Activity 3 – Enrichment: Catering Simulation

A catering service needs 15,000 g beef stew. Percentages: beef 50%, potatoes 20%, carrots 20%, seasoning 10%.

  1. Beef = ?
  2. Potatoes = ?
  3. Carrots = ?
  4. Seasoning = ?
  5. Check if total = 15,000 g.
Show Answer Beef 7,500 g; Potatoes 3,000 g; Carrots 3,000 g; Seasoning 1,500 g; Total 15,000 g

Activity 4 – Remediation: Error Spotting

A student used Factor Method incorrectly. Recipe serves 20 → Needs 100. Conversion factor = 0.2 (wrong). Correct the following:

  1. Correct factor?
  2. If rice = 5 kg originally, what’s the right scaled weight?
  3. If chicken = 3 kg originally, what’s the right scaled weight?
  4. If broth = 10 L originally, what’s the right scaled weight?
  5. Explain why the student’s factor was wrong.
Show Answer 1) Factor = 100 ÷ 20 = 5; 2) Rice = 25 kg; 3) Chicken = 15 kg; 4) Broth = 50 L; 5) Student divided incorrectly (used Original ÷ Desired instead of Desired ÷ Original).

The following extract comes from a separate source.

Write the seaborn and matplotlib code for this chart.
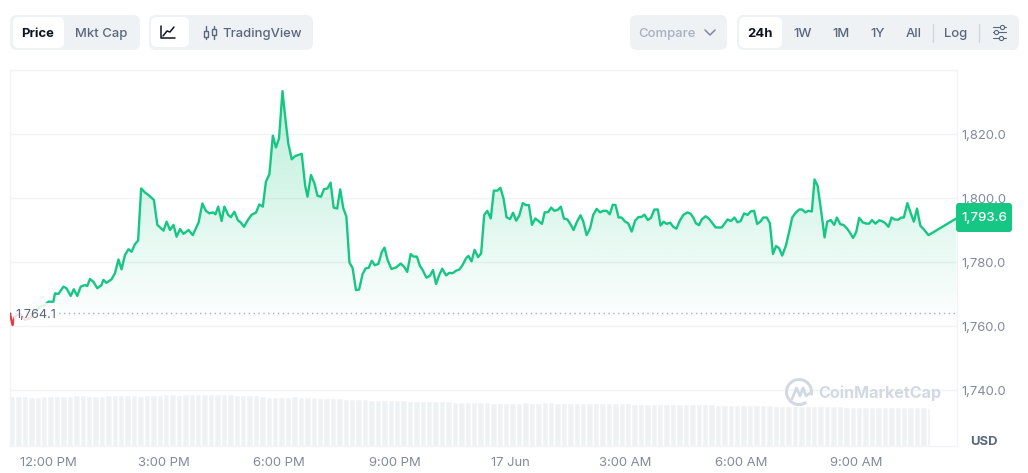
import numpy as np
import pandas as pd
import seaborn as sns
import matplotlib.pyplot as plt
from matplotlib.patches import FancyBboxPatch, Rectangle, Arc

# hours since 12:00 PM
price_hours = [-0.99, -0.92, -0.86, -0.73, -0.60, -0.47, -0.34, -0.21, -0.08, 0.01, 0.14, 0.18, 0.27, 0.40, 0.48, 0.59,
    0.67, 0.76, 0.85, 0.96, 1.02, 1.09, 1.18, 1.28, 1.39, 1.44, 1.52, 1.65, 1.74, 1.83, 1.91, 2.00, 2.09, 2.17, 2.26,
    2.34, 2.42, 2.52, 2.61, 2.75, 2.84, 3.00, 3.08, 3.17, 3.26, 3.34, 3.43, 3.52, 3.65, 3.76, 3.91, 4.01, 4.10, 4.19,
    4.28, 4.35, 4.42, 4.51, 4.58, 4.68, 4.75, 4.84, 4.93, 5.01, 5.09, 5.20, 5.29, 5.40, 5.49, 5.58, 5.66, 5.75, 5.84,
    5.92, 6.00, 6.09, 6.16, 6.24, 6.33, 6.42, 6.59, 6.68, 6.74, 6.83, 6.92, 7.00, 7.09, 7.17, 7.26, 7.34, 7.42, 7.51,
    7.59, 7.67, 7.75, 7.83, 7.91, 8.00, 8.08, 8.17, 8.25, 8.33, 8.41, 8.49, 8.58, 8.62, 8.67, 8.74, 8.82, 8.92, 9.04,
    9.16, 9.25, 9.33, 9.42, 9.49, 9.58, 9.66, 9.73, 9.83, 9.92, 10.00, 10.08, 10.16, 10.24, 10.34, 10.42, 10.51, 10.60,
    10.68, 10.77, 10.86, 10.92, 11.00, 11.08, 11.17, 11.25, 11.33, 11.41, 11.50, 11.58, 11.67, 11.75, 11.83, 11.91,
    12.00, 12.08, 12.16, 12.24, 12.33, 12.41, 12.49, 12.57, 12.66, 12.74, 12.83, 12.90, 12.99, 13.07, 13.15, 13.24,
    13.32, 13.40, 13.49, 13.58, 13.65, 13.74, 13.83, 13.90, 13.99, 14.08, 14.16, 14.25, 14.34, 14.42, 14.51, 14.59,
    14.67, 14.74, 14.82, 14.90, 14.99, 15.07, 15.16, 15.25, 15.33, 15.42, 15.49, 15.58, 15.66, 15.75, 15.84, 15.91,
    15.99, 16.07, 16.16, 16.24, 16.32, 16.41, 16.50, 16.61, 16.69, 16.76, 16.83, 16.91, 16.98, 17.08, 17.17, 17.26,
    17.34, 17.50, 17.58, 17.65, 17.74, 17.83, 17.91, 17.99, 18.08, 18.17, 18.25, 18.34, 18.42, 18.50, 18.58, 18.67,
    18.75, 18.83, 18.91, 18.99, 19.07, 19.17, 19.26, 19.33, 19.42, 19.51, 19.59, 19.67, 19.75, 19.84, 19.91, 19.99,
    20.09, 20.17, 20.24, 20.33, 20.42, 20.49, 20.58, 20.66, 20.75, 20.83, 20.91, 20.99, 21.07, 21.16, 21.25, 21.33,
    21.40, 21.49, 21.59, 21.66, 21.75, 21.83, 21.91, 21.99, 22.08, 22.16, 22.23, 22.32, 22.41, 22.49, 22.57, 22.66,
    22.74, 22.87, 23.59]
prices = [1764.0, 1760.3, 1762.9, 1764.0, 1761.9, 1762.4, 1764.5, 1766.0, 1766.6, 1767.6, 1767.6, 1770.2, 1770.0, 1772.3,
    1771.8, 1769.4, 1771.5, 1769.4, 1772.3, 1772.8, 1772.5, 1774.7, 1773.8, 1771.8, 1772.8, 1774.4, 1773.5, 1774.6,
    1776.5, 1780.8, 1777.7, 1782.2, 1784.0, 1783.2, 1785.6, 1786.7, 1803.0, 1801.7, 1800.9, 1799.4, 1791.6, 1789.8,
    1792.6, 1790.0, 1791.6, 1787.9, 1790.3, 1788.8, 1790.0, 1788.4, 1792.3, 1798.3, 1796.0, 1795.2, 1795.5, 1794.9,
    1797.3, 1792.8, 1797.3, 1794.7, 1794.0, 1795.7, 1793.1, 1792.3, 1791.0, 1793.3, 1794.8, 1795.4, 1798.0, 1797.3,
    1805.1, 1807.4, 1819.5, 1815.8, 1818.6, 1833.4, 1825.4, 1817.1, 1812.1, 1813.1, 1813.8, 1803.8, 1800.4, 1807.2,
    1804.6, 1800.7, 1800.4, 1802.8, 1803.0, 1804.8, 1797.0, 1796.7, 1802.7, 1796.8, 1794.2, 1779.8, 1778.2, 1771.2,
    1771.4, 1776.2, 1778.0, 1778.2, 1780.4, 1779.0, 1779.4, 1781.0, 1783.2, 1784.5, 1780.6, 1777.8, 1778.3, 1779.5,
    1778.5, 1776.9, 1782.5, 1781.7, 1781.7, 1778.8, 1777.5, 1775.1, 1775.7, 1777.5, 1773.1, 1775.9, 1777.9, 1775.8,
    1776.6, 1776.5, 1777.3, 1777.6, 1779.1, 1781.2, 1781.9, 1780.2, 1783.8, 1781.5, 1782.7, 1794.7, 1796.0, 1793.6,
    1802.3, 1802.3, 1803.2, 1799.9, 1794.0, 1793.4, 1795.4, 1792.9, 1794.5, 1798.4, 1797.8, 1797.8, 1791.6, 1793.6,
    1792.8, 1791.9, 1795.5, 1795.6, 1797.0, 1796.0, 1796.3, 1797.3, 1793.6, 1793.3, 1791.6, 1790.0, 1792.6, 1794.6,
    1792.8, 1788.4, 1790.5, 1794.7, 1796.6, 1795.5, 1796.0, 1796.0, 1794.9, 1797.9, 1797.8, 1793.9, 1793.9, 1792.6,
    1792.1, 1789.5, 1792.9, 1794.0, 1794.1, 1794.8, 1793.1, 1793.8, 1796.4, 1796.4, 1791.4, 1792.6, 1791.9, 1792.3,
    1791.0, 1790.4, 1792.9, 1794.7, 1795.5, 1795.1, 1793.9, 1792.1, 1791.5, 1793.3, 1794.3, 1793.5, 1792.1, 1790.8,
    1790.8, 1792.1, 1793.3, 1792.8, 1793.9, 1792.4, 1792.8, 1795.2, 1794.7, 1795.8, 1796.0, 1791.9, 1792.6, 1793.9,
    1793.9, 1792.1, 1782.5, 1785.0, 1784.3, 1782.0, 1785.3, 1790.0, 1793.9, 1795.4, 1796.4, 1796.4, 1795.5, 1796.0,
    1795.8, 1805.8, 1803.8, 1795.2, 1787.7, 1792.6, 1793.1, 1791.6, 1793.9, 1791.8, 1791.6, 1790.5, 1789.2, 1787.5,
    1789.3, 1793.8, 1792.4, 1792.0, 1792.0, 1793.1, 1792.0, 1793.0, 1792.8, 1792.1, 1791.0, 1793.9, 1793.3, 1793.2,
    1793.9, 1793.9, 1798.4, 1795.2, 1792.6, 1796.7, 1791.3, 1790.3, 1788.4, 1793.6]

# 24h volume, one bar per 10 minutes
volumes = [10.0, 10.0, 10.0, 9.9, 9.8, 10.0, 10.0, 10.0, 10.0, 10.0,
    10.2, 10.2, 10.1, 10.0, 10.0, 10.2, 10.2, 10.2, 10.2, 10.2,
    10.1, 10.2, 10.2, 10.3, 10.4, 10.4, 10.3, 10.4, 10.4, 10.5,
    10.5, 10.5, 10.5, 10.4, 10.5, 10.3, 10.2, 10.2, 10.2, 10.0,
    9.9, 9.9, 9.9, 9.9, 10.0, 9.8, 9.8, 9.8, 9.7, 9.7,
    9.6, 9.6, 9.5, 9.5, 9.4, 9.4, 9.3, 9.3, 9.3, 9.3,
    9.2, 9.2, 9.1, 9.1, 9.1, 9.0, 9.0, 9.0, 9.0, 8.9,
    8.9, 8.9, 8.8, 8.8, 8.8, 8.7, 8.7, 8.7, 8.7, 8.7,
    8.8, 8.7, 8.7, 8.8, 8.8, 8.7, 8.7, 8.7, 8.7, 8.7,
    8.7, 8.6, 8.6, 8.6, 8.6, 8.6, 8.6, 8.5, 8.5, 8.5,
    8.5, 8.5, 8.5, 8.4, 8.4, 8.4, 8.4, 8.4, 8.4, 8.4,
    8.3, 8.3, 8.3, 8.3, 8.3, 8.2, 8.2, 8.2, 8.2, 8.1,
    8.1, 8.0, 8.1, 8.1, 8.1, 8.0, 8.1, 8.0, 8.0, 8.0,
    7.9, 7.9, 7.9, 7.9, 7.9, 7.9, 7.9, 7.9, 7.9, 7.9,
    7.8, 7.8, 7.8]
tail_hours = [22.87, 23.55]
tail_volumes = [7.7, 7.4]

y_ticks = [1740, 1760, 1780, 1800, 1820]
x_ticks = [0, 3, 6, 9, 12, 15, 18, 21]
x_tick_labels = ['12:00 PM', '3:00 PM', '6:00 PM', '9:00 PM', '17 Jun', '3:00 AM', '6:00 AM', '9:00 AM']
open_price = 1764.1
last_price = 1793.6

GREEN = '#16c784'
RED = '#ea3943'
GRID = '#f1f3f6'
MUTED = '#808a9d'
SLATE = '#58667e'
DARK = '#0d1421'
PILL = '#eff2f5'

sns.set_theme(style='white')
plt.rcParams['font.family'] = ['Inter', 'DejaVu Sans']

W, H = 1028, 473
fig = plt.figure(figsize=(W / 100, H / 100), dpi=100)
rect = [10 / W, (H - 446) / H, 947 / W, 376 / H]
xlim = (-0.987, 23.61)
ylim = (1722.5, 1840)

# volume underneath
ax_vol = fig.add_axes(rect, zorder=1)
vol_df = pd.DataFrame({'hour': -0.93 + np.arange(len(volumes)) / 6, 'volume': volumes})
sns.barplot(data=vol_df, x='hour', y='volume', native_scale=True, color=PILL, saturation=1, width=1.0, ax=ax_vol)
ax_vol.bar(tail_hours, tail_volumes, width=[0.08, 0.04], color=PILL)
ax_vol.set_xlim(xlim)
ax_vol.set_ylim(0, 75.2)
ax_vol.axis('off')

ax = fig.add_axes(rect, zorder=2)
ax.patch.set_alpha(0)
price_df = pd.DataFrame({'hour': price_hours, 'price': prices})

# gradient area under the line
poly_x = price_hours[8:] + [price_hours[-1], price_hours[8]]
poly_y = prices[8:] + [ylim[0], ylim[0]]
area = ax.fill(poly_x, poly_y, color='none', lw=0)[0]
alpha = np.clip(np.linspace(0.31, 0, 200), 0, 1)
grad = np.zeros((200, 1, 4))
grad[..., 0], grad[..., 1], grad[..., 2] = 0x16 / 255, 0xc7 / 255, 0x84 / 255
grad[:, 0, 3] = alpha
img = ax.imshow(grad, extent=(xlim[0], xlim[1], 1760, 1836), origin='upper', aspect='auto', zorder=1.5)
img.set_clip_path(area)

sns.lineplot(data=price_df, x='hour', y='price', color=GREEN, lw=1.7, ax=ax, zorder=3, errorbar=None, sort=False)
sns.lineplot(data=price_df, x='hour', y='price', color=RED, lw=1.7, ax=ax, zorder=3, errorbar=None, sort=False)
green_line, red_line = ax.lines[0], ax.lines[1]
green_line.set_clip_path(Rectangle((xlim[0], open_price), 30, 200, transform=ax.transData))
red_line.set_clip_path(Rectangle((xlim[0], 1700), 30, open_price - 1700, transform=ax.transData))

ax.axhline(open_price, color='#a6b0c3', lw=1, ls=(0, (1, 2.5)), zorder=2)

ax.set_xlim(xlim)
ax.set_ylim(ylim)
ax.set_xlabel('')
ax.set_ylabel('')
ax.set_yticks(y_ticks)
ax.set_yticklabels([f'{v:,.1f}' for v in y_ticks])
ax.yaxis.tick_right()
ax.set_xticks(x_ticks)
ax.set_xticklabels(x_tick_labels)
ax.tick_params(axis='both', length=0, labelsize=9.4, labelcolor=MUTED)
ax.tick_params(axis='y', pad=3.5)
ax.tick_params(axis='x', pad=8)
ax.grid(axis='y', color=GRID, lw=1)
ax.set_axisbelow(True)
for s in ax.spines.values():
    s.set_color(GRID)
    s.set_linewidth(1)

# overlay in pixel coordinates for the toolbar, tags and watermark
ov = fig.add_axes([0, 0, 1, 1], zorder=5)
ov.set_xlim(0, W)
ov.set_ylim(H, 0)
ov.axis('off')


def pill(x0, y0, x1, y1, color, r=7, **kw):
    ov.add_patch(FancyBboxPatch((x0 + r, y0 + r), x1 - x0 - 2 * r, y1 - y0 - 2 * r,
                                boxstyle=f'round,pad={r},rounding_size={r}', fc=color, ec='none', **kw))


def label(x, s, color=SLATE, size=9.4, weight='medium', **kw):
    ov.text(x, 37, s, color=color, fontsize=size, fontweight=weight, ha='center', va='baseline', **kw)


pill(10, 15, 140, 50, PILL)
pill(13, 17, 64, 48, 'white', r=6)
label(38, 'Price', DARK, weight='bold')
label(101, 'Mkt Cap')

pill(149, 15, 313, 50, PILL)
pill(151, 17, 189, 47, 'white', r=6)
ov.plot([161, 161, 175], [26, 38, 38], color=DARK, lw=1.1, solid_capstyle='round')
ov.plot([163, 167, 170, 174], [36, 31, 32, 27], color=DARK, lw=1.1, solid_capstyle='round')
for cx in (206, 214):
    ov.plot([cx, cx], [26, 39], color=SLATE, lw=1)
ov.add_patch(Rectangle((204, 31), 4, 6, fc=PILL, ec=SLATE, lw=1, zorder=3))
ov.add_patch(Rectangle((212, 29), 4, 6, fc=PILL, ec=SLATE, lw=1, zorder=3))
label(262, 'TradingView')

pill(630, 15, 727, 50, PILL)
label(667, 'Compare', '#a6b0c3')
ov.plot([705, 710, 715], [30, 35, 30], color=MUTED, lw=1.1)

pill(737, 15, 1019, 50, PILL)
pill(739, 17, 782, 48, 'white', r=6)
label(760, '24h', DARK, weight='bold')
for tx, s in zip([802.5, 841, 877.5, 914, 956], ['1W', '1M', '1Y', 'All', 'Log']):
    label(tx, s)
for sx in (933, 979):
    ov.plot([sx, sx], [24, 42], color='#cfd6e4', lw=1)
for ly, kx in zip([27, 32.5, 38], [1002, 996, 1001]):
    ov.plot([993, 1006], [ly, ly], color=SLATE, lw=0.8)
    ov.plot([kx], [ly], 'o', ms=3, mfc=PILL, mec=SLATE, mew=0.8)

# opening price label over the start of the line
ov.add_patch(Rectangle((14, 303), 43, 21, fc='white', ec='none', alpha=0.85))
ov.text(35.5, 314.5, '1,764.1', color=SLATE, fontsize=9.2, ha='center', va='center')

# last price tag
pill(956, 203, 1012, 232, GREEN, r=3)
ov.text(984, 218, f'{last_price:,.1f}', color='white', fontsize=9.6, ha='center', va='center', fontweight='medium')

ov.text(984, 442, 'USD', color=SLATE, fontsize=9.4, fontweight='bold', ha='center', va='center')

# watermark
WM = '#d3d9e4'
ov.add_patch(Arc((799, 392), 25, 25, theta1=55, theta2=15, color=WM, lw=2.2))
ov.plot([792, 796.5, 800, 803, 806, 810], [399, 388, 396, 388, 396, 393], color=WM, lw=2.0)
ov.text(879.5, 393.5, 'CoinMarketCap', color=WM, fontsize=11.6, fontweight='bold', ha='center', va='center')

fig.savefig('out.png', dpi=100)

Activity 5 – Enrichment: Bakery Production Planning

Target: 12,000 g dough. Formula: Flour 100%, Water 60%, Salt 2%, Yeast 1%, Sugar 4%.

  1. Total % = ?
  2. Flour = ?
  3. Water = ?
  4. Salt = ?
  5. Sugar = ?
Show Answer Total % = 167%; Flour ≈ 7,186 g; Water ≈ 4,312 g; Salt ≈ 144 g; Sugar ≈ 288 g

🔗 My Reflection

Instruction: Answer in your notebook.

Option 1 – Write 3–5 Sentences ✍️

Write a short reflection on today’s lesson. Mention what you learned about comparing the Factor Method and the Percentage Method, which method you find easier to use, and how these methods can help you in real-life situations such as in a canteen, bakery, or catering service.

Option 3 – Checklist ✅

Tick (✔) the statements that apply to you after today’s lesson:

  • ☐ I can explain the difference between the Factor Method and the Percentage Method.
  • ☐ I can compute recipe scaling using the Factor Method.
  • ☐ I can convert ingredients into percentages and scale them using the Percentage Method.
  • ☐ I can identify which method is more suitable in different kitchen situations.
  • ☐ I can apply these methods to real-life food preparation tasks.